Our PHD quant spent his first 5 years at a prop shop, 7 years at CME, 5 at Trading Technologies before consulting. He said it took him his entire career to realize that the name of the game is risk management, not seeking alpha. Happy to pay his $500/hr for lessons learned. Worth his weight in gold.
It's funny, I played around on the platform kryll.io for some time. It's a place where you can use decision blocks in a drag and drop manner to compose strategies.

They have a marketplace where people can share strategies, etc.

The marketplace always shows these massive returns, like "30% over the last week on BTC/USDT". Nowhere do they make it clear that this includes the natural evolution of the market (lol). Worse, if a bot / strategy works for many different pairs, it cherry-picks the one that happened to have good returns that week.

So far as I can tell, there are no strategies on the entire platform that outperform a bull market and in a bear market the strategies were always way too slow to pick up on things crashing.

It turned into a gigantic pyramid-scheme style scam, where the fanciest imagery / language for your BS strategy was what determined how many people ended up using it. Of course you get a cut of the user's fees paid for trading.

Honestly, the whole crypto-trading world seems incredibly dishonest.

If kryll actually had a working product, they would advertise gains above the natural evolution of the market and gains in bear markets.

They would also only charge fees on strategy profits. They do neither.

Another issue I ran into quickly, is the incredibly opaque fee model of many exchanges.

Take Binance: They will tell you the fees you paid for the last 3 months only, there is no place anywhere in the app or the website where they just tell you your cumulative spend on fees. And the 3 month fee CSV you can download has the fees in the cryptos traded, using their value AT THE TIME OF TRADING. So if you want to figure out the fees you paid, you have to build a thing that back-traces what a given crypto was worth at the time and calculate it from that.

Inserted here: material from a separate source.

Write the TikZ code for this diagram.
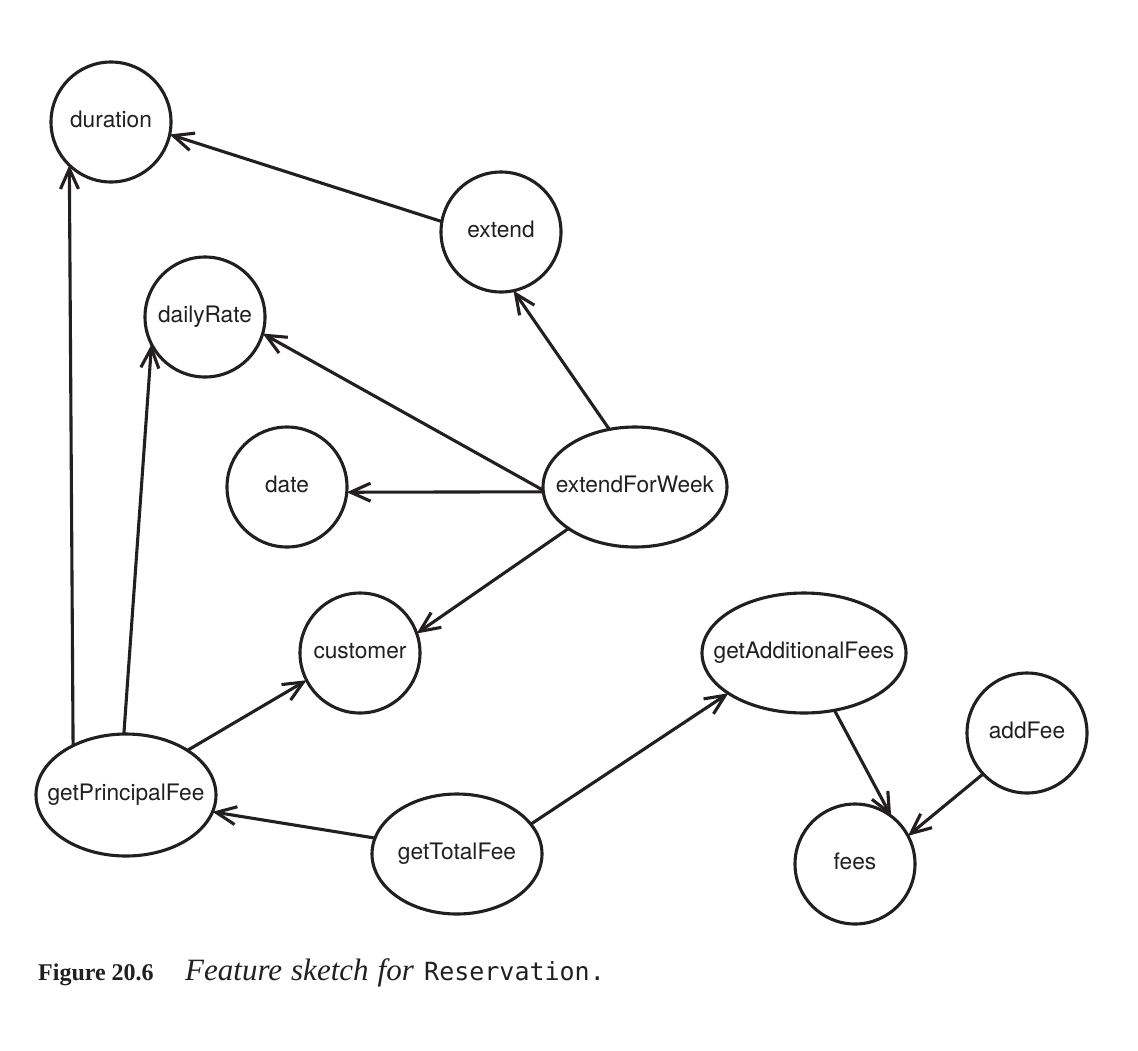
\documentclass[tikz,border=0pt]{standalone}
\usepackage{fontspec}
\setmainfont{TeX Gyre Heros}
\newfontfamily\capserif{Liberation Serif}
\newfontfamily\capmono{DejaVu Sans Mono}
\usetikzlibrary{shapes.geometric,arrows.meta}
\definecolor{ink}{RGB}{35,31,32}
\newcommand\lbltext[1]{\makebox[0pt][c]{#1}}
\begin{document}
\begin{tikzpicture}[x=1pt,y=-1pt,
  lbl/.style={font=\fontsize{22.7}{27}\selectfont, text=ink, text height=16pt, text depth=4.5pt},
  circ/.style={lbl, draw=ink, circle, line width=3.1pt, minimum size=120pt, inner sep=0pt, outer sep=0pt},
  ell/.style={lbl, draw=ink, ellipse, line width=3.1pt, inner sep=0pt, outer sep=0pt},
  conn/.style={draw=ink, line width=3.1pt, -{Straight Barb[length=20pt,width=18pt]}},
  captext/.style={anchor=base west, inner sep=0pt, text=ink}
]
\useasboundingbox (0,0) rectangle (1138,1050);
\fill[white] (0,0) rectangle (1138,1050);
% nodes
\node[circ] (duration) at (111,122) {duration};
\node[circ] (extend) at (501,232) {extend};
\node[circ] (dailyRate) at (205,317) {dailyRate};
\node[circ] (date) at (287,487) {date};
\node[ell, minimum width=184pt, minimum height=120pt] (efw) at (635,487) {\lbltext{extendForWeek}};
\node[circ] (customer) at (360,653) {customer};
\node[ell, minimum width=204pt, minimum height=120pt] (gaf) at (804,653) {\lbltext{getAdditionalFees}};
\node[circ] (addFee) at (1027,733) {addFee};
\node[ell, minimum width=180pt, minimum height=122pt] (gpf) at (126,795) {\lbltext{getPrincipalFee}};
\node[ell, minimum width=170pt, minimum height=120pt] (gtf) at (457,854) {\lbltext{getTotalFee}};
\node[circ] (fees) at (855,864) {fees};
% connectors
\draw[conn] (extend.170.5) -- (duration.-12);
\draw[conn] (gpf.137.2) -- (duration.226.3);
\draw[conn] (gpf.92.8) -- (dailyRate.207.8);
\draw[conn] (gpf.36.4) -- (customer.207.4);
\draw[conn] (gtf.169.6) -- (gpf.-11);
\draw[conn] (gtf.22.5) -- (gaf.208.6);
\draw[conn] (efw.114.1) -- (extend.-78.9);
\draw[conn] (efw.182.5) -- (dailyRate.-16.3);
\draw[conn] (efw.183.8) -- (date.-5.7);
\draw[conn] (efw.212.3) -- (customer.19.3);
\draw[conn] (gaf.-62.3) -- (fees.53.7);
\draw[conn] (addFee.223.7) -- (fees.28.2);
% caption
\node[captext, font=\capserif\bfseries\fontsize{24}{30}\selectfont] (fig) at (38,980) {Figure 20.6};
\node[captext, font=\capserif\itshape\fontsize{31}{34}\selectfont] (cap) at (185,980) {Feature\hspace{9pt}sketch\hspace{9pt}for};
\node[captext, font=\capmono\fontsize{25}{30}\selectfont] (capcls) at (cap.base east) [xshift=10pt] {Reservation.};
\end{tikzpicture}
\end{document}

With bot-trading, I can tell you that that gets real complicated real quick.

It's such a shame that so much of the crypto world relies on people being uninformed. I myself am a huge crypto fan and have done well just by holding. Trading hasn't worked out for me yet. I remain skeptical it ever will.

> It's such a shame that so much of the crypto world relies on people being uninformed.

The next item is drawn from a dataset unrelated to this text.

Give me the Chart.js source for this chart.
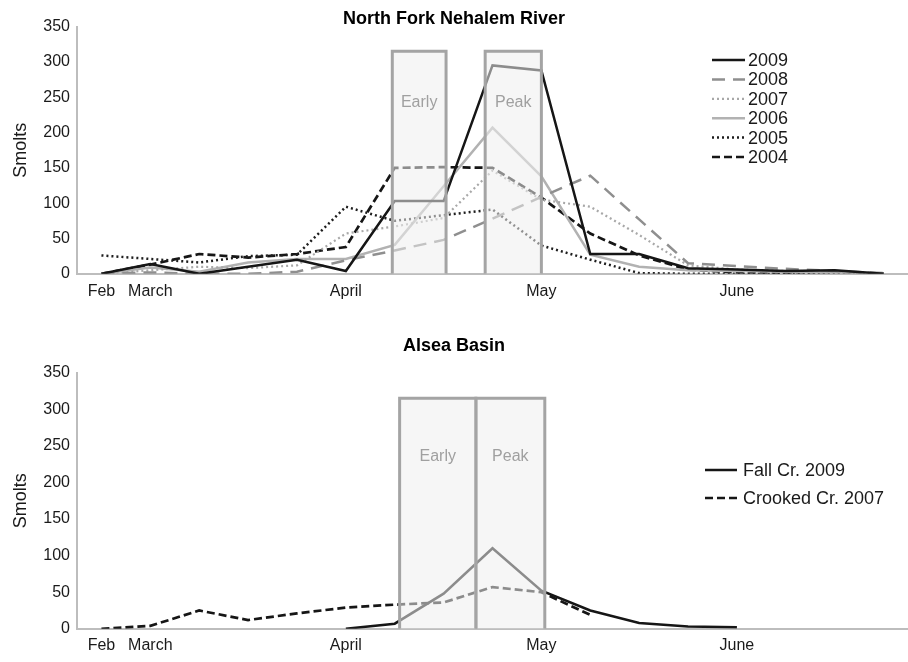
<!DOCTYPE html>
<html>
<head>
<meta charset="utf-8">
<script src="https://cdn.jsdelivr.net/npm/chart.js@4.4.1/dist/chart.umd.min.js"></script>
<style>
    body { margin: 0; background: #fff; }
    canvas { display: block; }
</style>
</head>
<body>
<canvas id="nehalem-canvas" width="908" height="309"></canvas>
<canvas id="alsea-canvas" width="908" height="353"></canvas>
<script>
// weekly samples, Feb through end of June
const weeks = ['Feb', 'March', '', '', '', 'April', '', '', '', 'May', '', '', '', 'June', '', '', ''];
const labelledWeeks = [0, 1, 5, 9, 13];

// North Fork Nehalem River
const nehalem2009 = [0, 14, 0, 10, 20, 4, 103, 103, 295, 288, 28, 28, 8, 6, 4, 5, 0];
const nehalem2008 = [0, 2, 0, 0, 3, 19, 33, 48, 78, 109, 139, 77, 15, 11, 7, 4, 1];
const nehalem2007 = [0, 5, 10, 8, 12, 57, 67, 79, 146, 105, 95, 55, 12, 6, 4, 3, 0];
const nehalem2006 = [0, 9, 3, 16, 21, 21, 41, 124, 207, 138, 27, 10, 5, 4, 3, 2, 0];
const nehalem2005 = [26, 21, 16, 25, 27, 95, 75, 83, 91, 40, 20, 1, 0, 0, 0, 0, 0];
const nehalem2004 = [0, 13, 28, 23, 28, 38, 150, 151, 150, 108, 57, 26, 6, 2, 2, 3, 0];

// Alsea Basin
const fallCr2009 = [null, null, null, null, null, 0, 7, 48, 110, 52, 25, 8, 3, 2, null, null, null];
const crookedCr2007 = [0, 4, 25, 12, 21, 29, 33, 36, 57, 50, 19, null, null, null, null, null, null];

// early / peak migration windows, in week units
const nehalemEarly = [5.95, 7.05];
const nehalemPeak = [7.85, 9.0];
const alseaEarly = [6.1, 7.66];
const alseaPeak = [7.66, 9.07];
const windowTop = 315;

Chart.defaults.font.family = '"Liberation Sans", Arial, sans-serif';
Chart.defaults.color = '#1a1a1a';

function toPoints(values) {
    return values.map((v, i) => ({x: i, y: v}));
}

function series(label, values, color, dash, width) {
    return {
        label: label,
        data: toPoints(values),
        borderColor: color,
        borderDash: dash,
        borderWidth: width,
        pointRadius: 0,
        tension: 0,
        fill: false,
        order: 2
    };
}

function windowBox(label, range) {
    return {
        label: label,
        isBox: true,
        data: [
            {x: range[0], y: 0},
            {x: range[0], y: windowTop},
            {x: range[1], y: windowTop},
            {x: range[1], y: 0}
        ],
        borderColor: '#a4a4a4',
        borderWidth: 3,
        borderJoinStyle: 'miter',
        backgroundColor: 'rgba(238,238,238,0.55)',
        fill: 'origin',
        pointRadius: 0,
        tension: 0,
        order: 1
    };
}

const sideLegend = {
    id: 'sideLegend',
    afterDraw(chart, args, opts) {
        const ctx = chart.ctx;
        let y = opts.top;
        ctx.save();
        chart.data.datasets.forEach((ds) => {
            if (ds.isBox) return;
            ctx.beginPath();
            ctx.setLineDash(ds.borderDash || []);
            ctx.lineWidth = ds.borderWidth;
            ctx.strokeStyle = ds.borderColor;
            ctx.moveTo(opts.left, y);
            ctx.lineTo(opts.left + opts.sample, y);
            ctx.stroke();
            ctx.setLineDash([]);
            ctx.fillStyle = '#1a1a1a';
            ctx.font = '18px "Liberation Sans", Arial, sans-serif';
            ctx.textBaseline = 'middle';
            ctx.textAlign = 'left';
            ctx.fillText(ds.label, opts.left + opts.sample + opts.gap, y + 1);
            y += opts.row;
        });
        ctx.restore();
    }
};

const boxLabels = {
    id: 'boxLabels',
    afterDatasetsDraw(chart, args, opts) {
        const ctx = chart.ctx;
        const xs = chart.scales.x;
        const ys = chart.scales.y;
        ctx.save();
        ctx.fillStyle = '#a0a0a0';
        ctx.font = '16px "Liberation Sans", Arial, sans-serif';
        ctx.textAlign = 'center';
        ctx.textBaseline = 'middle';
        chart.data.datasets.forEach((ds) => {
            if (!ds.isBox) return;
            let cx = xs.getPixelForValue((ds.data[0].x + ds.data[2].x) / 2);
            ctx.fillText(ds.label, cx, ys.getPixelForValue(opts.value));
        });
        ctx.restore();
    }
};

function scales(tickPadding) {
    return {
        x: {
            type: 'linear',
            min: -0.5,
            max: 16.5,
            grid: {display: false, drawTicks: false},
            border: {display: true, color: '#bdbdbd', width: 2},
            afterBuildTicks: (scale) => {
                scale.ticks = labelledWeeks.map((v) => ({value: v}));
            },
            ticks: {
                autoSkip: false,
                maxRotation: 0,
                padding: tickPadding,
                font: {size: 16},
                callback: (v) => weeks[v]
            }
        },
        y: {
            min: 0,
            max: 350,
            grid: {display: false, drawTicks: false},
            border: {display: true, color: '#bdbdbd', width: 2},
            afterFit: (scale) => { scale.width = 77; },
            ticks: {stepSize: 50, padding: 7, font: {size: 16}},
            title: {
                display: true,
                text: 'Smolts',
                font: {size: 18},
                padding: {top: 10, bottom: 0}
            }
        }
    };
}

function drawNehalem() {
    const ctx = document.getElementById('nehalem-canvas');

    new Chart(ctx, {
        type: 'line',
        data: {
            datasets: [
                series('2009', nehalem2009, '#161616', [], 2.5),
                series('2008', nehalem2008, '#8f8f8f', [13, 8], 2.5),
                series('2007', nehalem2007, '#a8a8a8', [2, 3], 2.2),
                series('2006', nehalem2006, '#b2b2b2', [], 2.5),
                series('2005', nehalem2005, '#1e1e1e', [2, 3], 2.5),
                series('2004', nehalem2004, '#161616', [8, 4], 2.7),
                windowBox('Early', nehalemEarly),
                windowBox('Peak', nehalemPeak)
            ]
        },
        options: {
            responsive: false,
            animation: false,
            layout: {padding: {left: 0, right: 0, top: 0, bottom: 0}},
            scales: scales(8),
            plugins: {
                legend: {display: false},
                tooltip: {enabled: false},
                title: {
                    display: true,
                    text: 'North Fork Nehalem River',
                    color: '#000',
                    font: {size: 18, weight: 'bold'},
                    padding: {top: 8, bottom: -3}
                },
                sideLegend: {left: 712, top: 60, sample: 33, gap: 3, row: 19.4},
                boxLabels: {value: 242}
            }
        },
        plugins: [boxLabels, sideLegend]
    });
}

function drawAlsea() {
    const ctx = document.getElementById('alsea-canvas');

    new Chart(ctx, {
        type: 'line',
        data: {
            datasets: [
                series('Fall Cr. 2009', fallCr2009, '#161616', [], 2.5),
                series('Crooked Cr. 2007', crookedCr2007, '#161616', [8, 4], 2.7),
                windowBox('Early', alseaEarly),
                windowBox('Peak', alseaPeak)
            ]
        },
        options: {
            responsive: false,
            animation: false,
            layout: {padding: {left: 0, right: 0, top: 0, bottom: 0}},
            scales: scales(7),
            plugins: {
                legend: {display: false},
                tooltip: {enabled: false},
                title: {
                    display: true,
                    text: 'Alsea Basin',
                    color: '#000',
                    font: {size: 18, weight: 'bold'},
                    padding: {top: 26, bottom: 16}
                },
                sideLegend: {left: 705, top: 161, sample: 32, gap: 6, row: 28},
                boxLabels: {value: 235}
            }
        },
        plugins: [boxLabels, sideLegend]
    });
}

drawNehalem();
drawAlsea();
</script>
</body>
</html>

You can extend that take to almost all of DeFi yield farming as well. APYs almost always rely either on a greater fool buying the useless governance tokens (which almost always trend down in price), or on late-comers paying entrance/exit taxes to early entrants. That's without even going into the tokens whose central mechanics are merely about disguising Ponzi schemes (Fei, Safemoon, Hex, to name only the billion dollar+ ones).

I'm also a die-hard crypto fan, but having to constantly look out for Ponzis around every corner is tiring.

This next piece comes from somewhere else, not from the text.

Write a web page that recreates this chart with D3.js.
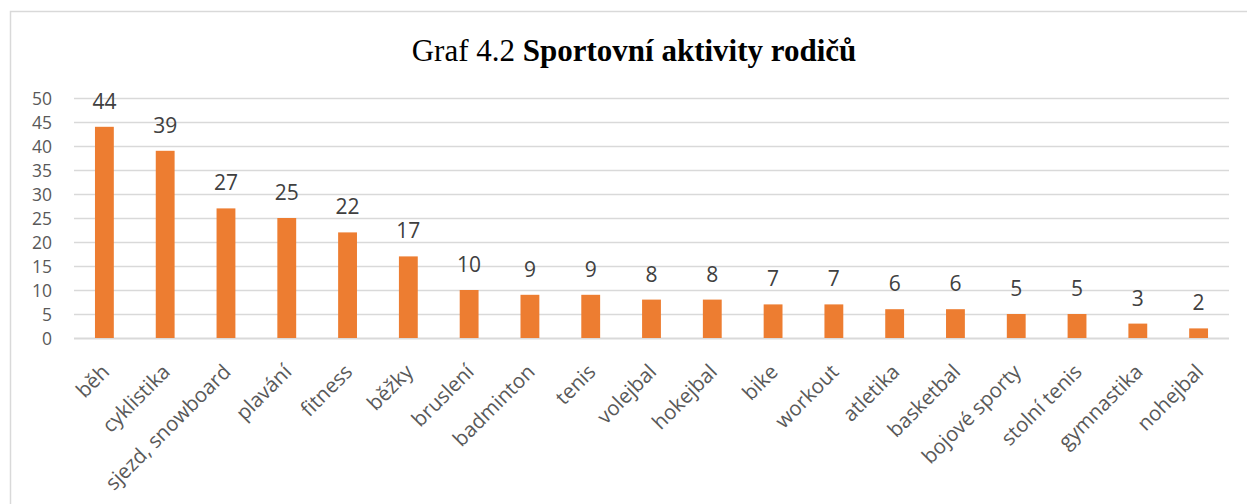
<!DOCTYPE html>
<html>
<head>
<meta charset="utf-8">
<script src="https://cdn.jsdelivr.net/npm/d3@7"></script>
<style>
  html, body { margin: 0; padding: 0; background: #fff; overflow: hidden; }
  svg { display: block; }
</style>
</head>
<body>
<div id="chart"></div>
<script>
// data
var categories = ['běh', 'cyklistika', 'sjezd, snowboard', 'plavání', 'fitness', 'běžky', 'bruslení',
	'badminton', 'tenis', 'volejbal', 'hokejbal', 'bike', 'workout', 'atletika', 'basketbal',
	'bojové sporty', 'stolní tenis', 'gymnastika', 'nohejbal'];
var values = [44, 39, 27, 25, 22, 17, 10, 9, 9, 8, 8, 7, 7, 6, 6, 5, 5, 3, 2];
var yTicks = [0, 5, 10, 15, 20, 25, 30, 35, 40, 45, 50];
var titlePlain = 'Graf 4.2 ';
var titleBold = 'Sportovní aktivity rodičů';

var W = 1247, H = 504,
	margin = {left: 74, right: 18, top: 98, bottom: 166},
	orange = '#ed7d31', grid = '#d9d9d9', textCol = '#595959',
	font = '"Open Sans", "Noto Sans", sans-serif';

var svg = d3.select('#chart').append('svg').attr('width', W).attr('height', H);

// chart area frame (runs off the right / bottom of the crop)
svg.append('rect')
	.attr('x', 10.5).attr('y', 11.5)
	.attr('width', W + 20).attr('height', H + 20)
	.style('fill', 'none').style('stroke', grid).style('stroke-width', 1.5);

var x = d3.scaleBand().domain(categories).range([margin.left, W - margin.right]).paddingInner(0.69).paddingOuter(0.345);
var y = d3.scaleLinear().domain([0, 50]).range([H - margin.bottom, margin.top]);

var title = svg.append('text')
	.attr('x', 634).attr('y', 61)
	.attr('text-anchor', 'middle')
	.style('font-family', '"Liberation Serif", "DejaVu Serif", serif')
	.style('font-size', '31px')
	.style('fill', '#000');
title.append('tspan').text(titlePlain);
title.append('tspan').style('font-weight', 'bold').text(titleBold);

// y tick labels
var yAxis = d3.axisLeft(y).tickValues(yTicks).tickSize(0).tickPadding(0);
var gy = svg.append('g').attr('transform', 'translate(52,0)').call(yAxis);
gy.select('.domain').remove();
gy.selectAll('text').style('font-family', font).style('font-size', '17.5px').style('fill', textCol).attr('dy', '0.36em');

// gridlines
svg.append('g').selectAll('line').data(yTicks).enter().append('line')
	.attr('x1', margin.left).attr('x2', W - margin.right)
	.attr('y1', function (d) { return Math.round(y(d)) + 0.5; })
	.attr('y2', function (d) { return Math.round(y(d)) + 0.5; })
	.style('stroke', grid).style('stroke-width', function (d) { return d === 0 ? 2 : 1.5; });

// bars
svg.append('g').selectAll('rect').data(values).enter().append('rect')
	.attr('x', function (d, i) { return x(categories[i]); })
	.attr('y', function (d) { return y(d); })
	.attr('width', x.bandwidth())
	.attr('height', function (d) { return y(0) - y(d); })
	.style('fill', orange);

// value labels
svg.append('g').selectAll('text').data(values).enter().append('text')
	.attr('x', function (d, i) { return x(categories[i]) + x.bandwidth() / 2; })
	.attr('y', function (d) { return y(d) - 18; })
	.attr('text-anchor', 'middle')
	.style('font-family', font).style('font-size', '21px').style('fill', '#404040')
	.text(function (d) { return d; });

// category labels, rotated
var xAxis = d3.axisBottom(x).tickSize(0).tickPadding(0);
var gx = svg.append('g').attr('transform', 'translate(0,' + y(0) + ')').call(xAxis);
gx.select('.domain').remove();
gx.selectAll('text')
	.style('font-family', font).style('font-size', '20.5px').style('fill', textCol)
	.attr('text-anchor', 'end')
	.attr('transform', 'translate(-4,25) rotate(-45)')
	.attr('dy', '0.7em');
</script>
</body>
</html>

The elephant in the room with DeFi is always the underlying asset. It’s like being your own bank (but only if your bank vaporizes your balance every so often).
> but only if your bank vaporizes your balance every so often

What you mean here exactly? I've been doing DeFi stuff for almost a year (Ethereum) and my "balance" has never been "reset". You must be doing something very wrong if that keeps happening to you.

There is the risk of impermanent loss with providing liquidity and the risk of the underlying asset. Thinking this is anything like a bank account is a big mistake.
Sure, risks exist everywhere. But you claimed "but only if your bank vaporizes your balance every so often" which when read seems to indicate that your balance gets reset randomly/at a set interval, which couldn't be further from the truth.

Also, no one ever said DeFi is like a normal bank account. In fact, the biggest feature of cryptocurrencies and DeFi is exactly that it's not a bank account. It's likely the top reason people are involved in the first place.

I'm curious about the frontrunning.

How much of it is based on social dynamics/having access to the right social networks vs. monitoring transactions vs. monitoring mempool/transaction pool?